April 26, 2008

Epitaph

I'm going to audit my hipness for a second. You can tell a lot about someone's underground video game cred by how early he bought 2005's Pathologic. (I use the male pronoun because girls don't play video games.) Maybe he bought it after Rock, Paper, Shotgun's enthusiastic post-mortem, along with ten thousand other commoners. Or maybe it was 2006, after John Walker's stunning Eurogamer review. Or maybe it was day one, after he read a review unscored critique in a Russian fanzine. He filed it beside his Dostoevsky and Nabokov first editions, chuckling at the gaming mainstream who still clung to their Fable and their San Andreas. So when did I get it? Uh, the Rock Paper Shotgun thing.

It really was an impressive piece that doesn't leave me with anything new or interesting to say about Pathologic. To be honest, that's kind of a disincentive for me to finish the game. The other big disincentive is Pathologic. You hear a lot about its tragically flawed beauty and crippled transcendentalism with less emphasis given to the first parts of those descriptors. It's functionally awkward and stilted. It's kind of a lousily put-together game, period. Enter it sceptical and disappointed.

Nonetheless there is something charming about Pathologic weirdly dying in front of you. A lot of that has to do with how it talks.

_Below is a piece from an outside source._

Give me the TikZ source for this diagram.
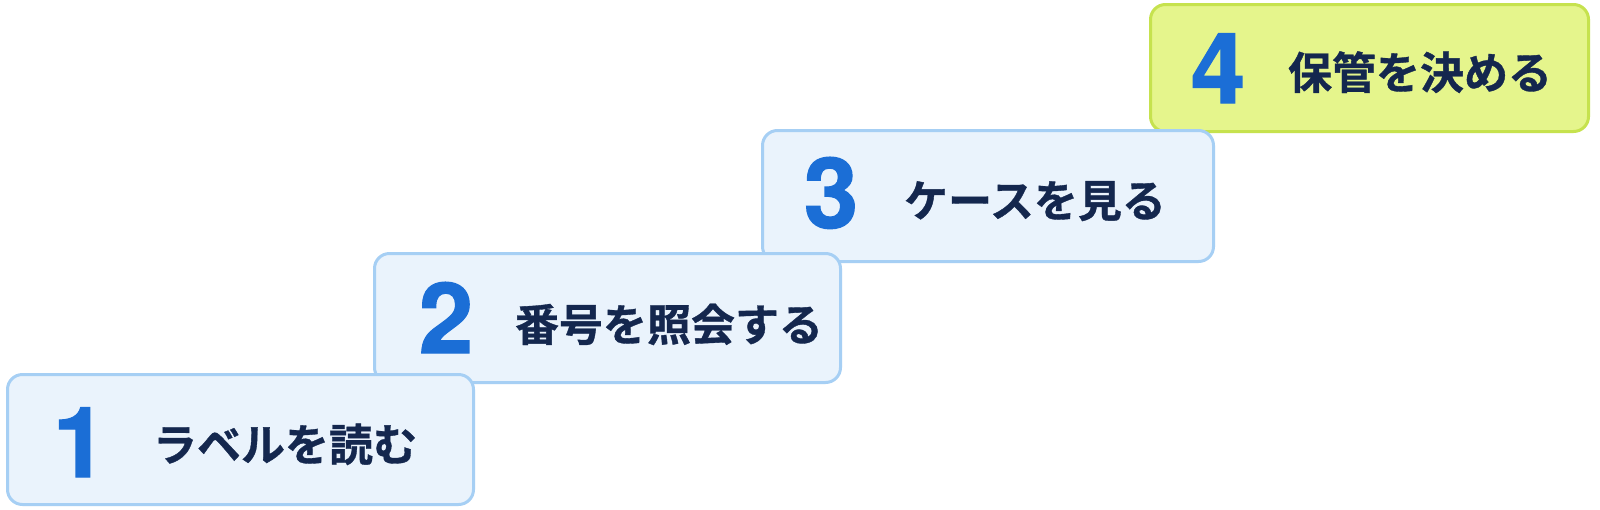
\documentclass[tikz,border=0pt]{standalone}
\usepackage{fontspec}
\newfontfamily\jpfont[FakeBold=0.8]{Noto Sans CJK JP Bold}
\newfontfamily\numfont[BoldFeatures={FakeBold=1.2}]{TeX Gyre Heros}
\definecolor{bluefill}{HTML}{EAF3FC}
\definecolor{blueline}{HTML}{A6CFF4}
\definecolor{greenfill}{HTML}{E5F58C}
\definecolor{greenline}{HTML}{C6E24E}
\definecolor{numblue}{HTML}{1B6ED6}
\definecolor{navy}{HTML}{14274E}
\tikzset{
  stepbox/.style={draw=blueline, fill=bluefill, line width=3pt, rounded corners=15pt, inner sep=0pt},
  greenbox/.style={stepbox, draw=greenline, fill=greenfill},
  numlabel/.style={anchor=base, inner sep=0pt, text=numblue, font=\numfont\bfseries\fontsize{98}{98}\selectfont},
  steptext/.style={anchor=base, inner sep=0pt, text=navy, font=\jpfont\fontsize{44}{44}\selectfont},
}
\begin{document}
\begin{tikzpicture}[x=1pt, y=-1pt]
\useasboundingbox[fill=white] (0,0) rectangle (1600,509);
% box 4
\node[greenbox, minimum width=438pt, minimum height=127pt] (b4) at (1369.5,68) {};
\node[numlabel] (n4) at (1218,103) {4};
\node[steptext] (t4) at (1420,89) {保管を決める};
% box 3
\node[stepbox, minimum width=451pt, minimum height=131pt] (b3) at (988,196) {};
\node[numlabel] (n3) at (831,228) {3};
\node[steptext] (t3) at (1035,217) {ケースを見る};
% box 2
\node[stepbox, minimum width=466pt, minimum height=129pt] (b2) at (607.5,318) {};
\node[numlabel] (n2) at (446,353) {2};
\node[steptext] (t2) at (669,341) {番号を照会する};
% box 1
\node[stepbox, minimum width=466pt, minimum height=130pt] (b1) at (240.5,439.5) {};
\node[numlabel] (n1) at (80,477) {1};
\node[steptext] (t1) at (285,461) {ラベルを読む};
\end{tikzpicture}
\end{document}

I think there's an uncanny valley in effect for translation. If it's just slightly -- but clearly -- wrong, as is the case with many, many games, it really drives me crazy. This applies to every adventure game released in the last seven years except Sam & Max. Translation consists of a cursory pass which renders the words recognisable but never structured in a way that would ever be produced by an English-speaker. Beyond Good & Evil's "intruders have penetrated into the facility" forever resonates, along with other grammatical faux pas. I always wonder why these English-speaking actors never correct their lines. Maybe they think it's some video game thing or maybe they have to blow through this gig so they can get to their toilet commercial by 2:30.

Pathologic's translation stands at the absolute edge of the valley, threatening to jump. You could call it stylised if it wasn't so demonstrably wrong. It's beyond minor imperfections and "real people don't talk like that." Pathologic is so far gone it's like it was never translated at all.

A plague runs through a broken city and the player is trapped inside. Pathologic's language is of urgent emotional distress and stark terror presented through clinical and impenetrable literary and metafictional ambition. Its boldness and verbosity is rendered grandly ineloquent and as you read along you frequently stop to pick out the wrong word choices and wonder what any of this actually means. It shouldn't be this complicated.

Maybe it should. Pathologic is characterised by the inexplicable and the inconsistent. This game is at once so broken and discordant, but every part, every mistake, is working to alienate, intimidate and oppress the player. Translation included. It's a rationalisation, and it's a game for whom rationalisations are necessary to like. Regardless, a lucid translation wouldn't be appropriate here, and anyway, making sense of this game would be horrifying.

This is a world wrenched out of sync with itself; quickly, violently throttling towards its own destruction. It needs help but it can't speak, communicating only in obscured spurts of choked, screaming brilliance. It is a wreck. It is an abyss. You have to look into it to understand it and you hope that by the end you'll know enough to tell if it was genius or madness.